Studio album by Whiskey Myers
- Released: 4 February 2014 (US)
- Genre: Southern rock; hard rock; country rock;
- Length: 52:35
- Label: Wiggy Thump Records
- Producer: Dave Cobb

Whiskey Myers chronology
| Firewater (2011) | Early Morning Shakes (2014) | Mud (2016) |

= Early Morning Shakes =

Early Morning Shakes is the third studio album by American rock band Whiskey Myers.
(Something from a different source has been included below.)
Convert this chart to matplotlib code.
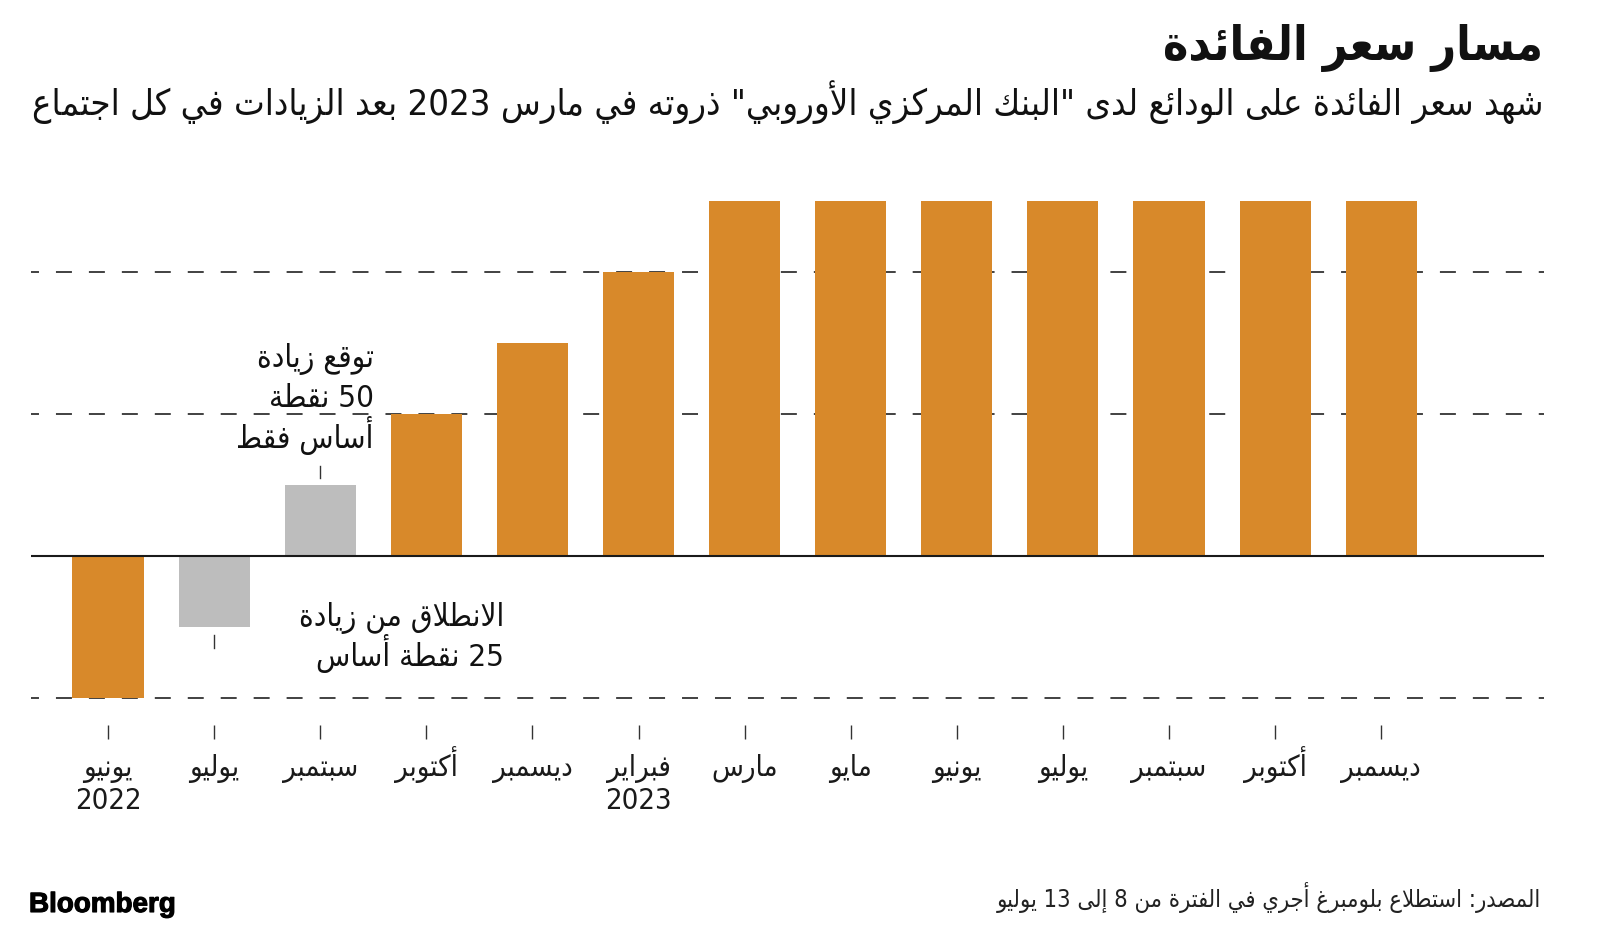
import re
import matplotlib
matplotlib.use('Agg')
import matplotlib.pyplot as plt
from matplotlib import font_manager
from matplotlib.ft2font import FT2Font
from matplotlib.font_manager import FontProperties
from matplotlib.transforms import blended_transform_factory
import matplotlib.patheffects as pe

# ---------------- data ----------------
months = ['يونيو\n2022', 'يوليو', 'سبتمبر', 'أكتوبر', 'ديسمبر', 'فبراير\n2023',
          'مارس', 'مايو', 'يونيو', 'يوليو', 'سبتمبر', 'أكتوبر', 'ديسمبر']
rates = [-0.50, -0.25, 0.25, 0.50, 0.75, 1.00, 1.25, 1.25, 1.25, 1.25, 1.25, 1.25, 1.25]
expectation = [False, True, True, False, False, False, False, False, False, False, False, False, False]
gridlines = [-0.5, 0.5, 1.0]

title = 'مسار سعر الفائدة'
subtitle = 'شهد سعر الفائدة على الودائع لدى "البنك المركزي الأوروبي" ذروته في مارس 2023 بعد الزيادات في كل اجتماع'
note_top = 'توقع زيادة\n50 نقطة\nأساس فقط'
note_bottom = 'الانطلاق من زيادة\n25 نقطة أساس'
source = 'المصدر: استطلاع بلومبرغ أجري في الفترة من 8 إلى 13 يوليو'
brand = 'Bloomberg'

ORANGE = '#D8892A'
GREY = '#BDBDBD'

# ---------------- Arabic shaping (presentation forms + visual order) ----------------
_DUAL = {'ئ': 0xFE89, 'ب': 0xFE8F, 'ت': 0xFE95, 'ث': 0xFE99, 'ج': 0xFE9D, 'ح': 0xFEA1,
         'خ': 0xFEA5, 'س': 0xFEB1, 'ش': 0xFEB5, 'ص': 0xFEB9, 'ض': 0xFEBD, 'ط': 0xFEC1,
         'ظ': 0xFEC5, 'ع': 0xFEC9, 'غ': 0xFECD, 'ف': 0xFED1, 'ق': 0xFED5, 'ك': 0xFED9,
         'ل': 0xFEDD, 'م': 0xFEE1, 'ن': 0xFEE5, 'ه': 0xFEE9, 'ي': 0xFEF1}
_RIGHT = {'آ': 0xFE81, 'أ': 0xFE83, 'ؤ': 0xFE85, 'إ': 0xFE87, 'ا': 0xFE8D, 'ة': 0xFE93,
          'د': 0xFEA9, 'ذ': 0xFEAB, 'ر': 0xFEAD, 'ز': 0xFEAF, 'و': 0xFEED, 'ى': 0xFEEF}
_LIGS = {'آ': 0xFEF5, 'أ': 0xFEF7, 'إ': 0xFEF9, 'ا': 0xFEFB}
_NONE = {'ء': 0xFE80}


def _shape(s):
    toks = []
    i = 0
    while i < len(s):
        c = s[i]
        if c == 'ل' and i + 1 < len(s) and s[i + 1] in _LIGS:
            toks.append(('LIG', s[i + 1]))
            i += 2
        else:
            toks.append(c)
            i += 1
    out = []
    for k, t in enumerate(toks):
        prev = toks[k - 1] if k > 0 else None
        nxt = toks[k + 1] if k + 1 < len(toks) else None
        jp = prev is not None and (not isinstance(prev, tuple)) and prev in _DUAL
        jn = nxt is not None and (isinstance(nxt, tuple) or nxt in _DUAL or nxt in _RIGHT)
        if isinstance(t, tuple):
            out.append(chr(_LIGS[t[1]] + (1 if jp else 0)))
        elif t in _DUAL:
            form = 3 if (jp and jn) else 1 if jp else 2 if jn else 0
            out.append(chr(_DUAL[t] + form))
        elif t in _RIGHT:
            out.append(chr(_RIGHT[t] + (1 if jp else 0)))
        elif t in _NONE:
            out.append(chr(_NONE[t]))
        else:
            out.append(t)
    return ''.join(out)


def ar(s):
    lines = []
    for line in s.split('\n'):
        shaped = _shape(line)
        toks = re.findall(r'[0-9A-Za-z]+(?:[.,][0-9A-Za-z]+)*|.', shaped)
        lines.append(''.join(reversed(toks)))
    return '\n'.join(lines)


# ---------------- font selection ----------------
NEEDED = [0xFEF1, 0xFEFB, 0xFE8D, 0xFEE3, 0xFEB3, 0xFEEA, 0xFEF7]


def _arabic_fonts():
    res = []
    seen = set()
    for f in font_manager.fontManager.ttflist:
        if 'CJK' in f.name or f.fname in seen:
            continue
        seen.add(f.fname)
        try:
            cm = FT2Font(f.fname).get_charmap()
        except Exception:
            continue
        if all(c in cm for c in NEEDED):
            res.append(f)
    return res


AR_FONTS = _arabic_fonts()


def _weight(f):
    w = f.weight
    if isinstance(w, int):
        return w
    return font_manager.weight_dict.get(w, 400)


def pick(bold, condensed):
    if not AR_FONTS:
        return FontProperties(family='DejaVu Sans', weight='bold' if bold else 'normal'), False

    def score(f):
        s = abs(_weight(f) - (700 if bold else 400)) / 100.0
        iscond = 'condensed' in str(f.stretch).lower() or 'condensed' in f.fname.lower()
        s += 0 if iscond == condensed else 3
        s += 0 if 'Sans' in f.name else 2
        s += 0 if f.style == 'normal' else 10
        s += 5 if 'Mono' in f.name else 0
        return s
    best = min(AR_FONTS, key=score)
    return FontProperties(fname=best.fname), (bold and _weight(best) < 600)


fp_body, _ = pick(False, True)
fp_title, fake_bold = pick(True, True)

# ---------------- figure ----------------
W, H = 1600, 930
fig = plt.figure(figsize=(W / 100, H / 100), dpi=100)
fig.patch.set_facecolor('white')


def fy(px):
    return 1 - px / H


ax_left, ax_right, ax_top, ax_bottom = 31, 1544, 130, 725
ax = fig.add_axes([ax_left / W, (H - ax_bottom) / H, (ax_right - ax_left) / W, (ax_bottom - ax_top) / H])
ax.set_xlim(-0.726, 13.534)
ax.set_ylim(-0.595, 1.5)
for sp in ax.spines.values():
    sp.set_visible(False)
ax.set_yticks([])

x = list(range(len(rates)))
colors = [GREY if e else ORANGE for e in expectation]
ax.bar(x, rates, width=0.67, color=colors, zorder=2, linewidth=0)

for g in gridlines:
    ax.axhline(g, color='#333333', lw=1.3, zorder=1, linestyle=(4.43, (8.85, 9.4)))
ax.axhline(0, color='#1a1a1a', lw=1.5, zorder=3)

ax.set_xticks(x)
ax.tick_params(axis='x', direction='out', length=10, width=1.0, color='#333333',
               labelbottom=False)

# month labels (first line baseline aligned; year on a second line)
xf = blended_transform_factory(ax.transData, fig.transFigure)
for i, m in enumerate(months):
    parts = m.split('\n')
    ax.text(i, fy(776), ar(parts[0]), transform=xf, fontproperties=fp_body, fontsize=21,
            ha='center', va='baseline', color='#1a1a1a', clip_on=False)
    if len(parts) > 1:
        ax.text(i, fy(809), ar(parts[1]), transform=xf, fontproperties=fp_body, fontsize=21,
                ha='center', va='baseline', color='#1a1a1a', clip_on=False)

# annotation leader ticks
ax.plot([2, 2], [rates[2] + 0.025, rates[2] + 0.068], color='#333333', lw=1.0, zorder=3)
ax.plot([1, 1], [rates[1] - 0.027, rates[1] - 0.075], color='#333333', lw=1.0, zorder=3)

# annotations, one text per line on its own baseline
for line, base in zip(note_top.split('\n'), [367, 407, 448]):
    fig.text(374 / W, fy(base), ar(line), fontproperties=fp_body, fontsize=22.5,
             ha='right', va='baseline', color='#111111')
for line, base in zip(note_bottom.split('\n'), [626, 666]):
    fig.text(504 / W, fy(base), ar(line), fontproperties=fp_body, fontsize=22.5,
             ha='right', va='baseline', color='#111111')

renderer = fig.canvas.get_renderer()


def fit(t, target_w):
    bb = t.get_window_extent(renderer)
    t.set_fontsize(t.get_fontsize() * target_w / bb.width)


t_title = fig.text(1543 / W, fy(48), ar(title), fontproperties=fp_title, fontsize=34,
                   ha='right', va='center', color='#111111')
if fake_bold:
    t_title.set_path_effects([pe.withStroke(linewidth=2.5, foreground='#111111')])
fit(t_title, 380)

t_sub = fig.text(1543 / W, fy(102), ar(subtitle), fontproperties=fp_body, fontsize=20,
                 ha='right', va='center', color='#111111')
fit(t_sub, 1509)

t_src = fig.text(1541 / W, fy(897), ar(source), fontproperties=fp_body, fontsize=14,
                 ha='right', va='center', color='#222222')
fit(t_src, 548)

t_brand = fig.text(29 / W, fy(905), brand, fontfamily=['Liberation Sans', 'DejaVu Sans'],
                   fontweight='bold', fontsize=18, ha='left', va='center', color='#000000')
t_brand.set_path_effects([pe.withStroke(linewidth=0.8, foreground='#000000')])
fit(t_brand, 147)

fig.savefig('out.png', dpi=100, facecolor='white')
It was released on February 4, 2014, through Wiggy Thump Records in the United States.

Professional ratings
Review scores
| Source | Rating |
| AllMusic | Star |

== Track listing ==

| No. | Title | Writer(s) | Length |
|---|---|---|---|
| 1. | "Early Morning Shakes" | Cody Cannon | 3:17 |
| 2. | "Hard Row to Hoe" | Cannon, Kendell Marvel | 4:26 |
| 3. | "Dogwood" | Cannon, Brent Cobb, Aaron Raitiere | 4:13 |
| 4. | "Shelter from the Rain" | Cannon, Cobb, Raitiere | 3:36 |
| 5. | "Home" | Cannon, Cobb, Raitiere | 3:30 |
| 6. | "Headstone" | Cannon, Dave Pahanish | 4:19 |
| 7. | "Where the Sun Don't Shine" | Cannon, Raitiere, Cody Tate | 3:28 |
| 8. | "Reckoning" | Cannon | 4:29 |
| 9. | "Wild Baby Shake Me" | Cannon, Adam Hood, Tate | 5:52 |
| 10. | "Lightning" | Cannon | 5:47 |
| 11. | "Need a Little Time Off for Bad Behavior" | David Allan Coe, Bobby Keel, Larry Latimer | 3:26 |
| 12. | "Colloquy" | Tate | 6:12 |

== Personnel ==
=== Whiskey Myers ===
- Cody Cannon - lead vocals, rhythm guitar
- John Jeffers - guitars, lap steel guitar, slide guitar, backing vocals
- Cody Tate - guitars, backing vocals
- Gary Brown - bass
- Jeff Hogg - drums

=== Additional musicians ===
- Michael Webb - keyboards
- Chris Hennessee - harp
- Kristen Rogers - backing vocals

=== Production ===
- Dave Cobb - producer, mixing
- Mark Needham - mixing
- Will Brierre - mixing assistant
- Pete Lyman - mastering
- Gary Dorsey & Kaysie Dorsey - art direction, artwork, photography

==Reception==
Writing for Texas Music Pickers, Chris Fox concluded that the album is "true southern rock without trying to be – it’s authentic, which seems like such a hard thing for artists to accomplish these days." In his review for Louder Than War, Dave Jennings stated that the album "features a fine blend of country, blues, rock and touches of gospel and is evidence of a band that is clearly going places."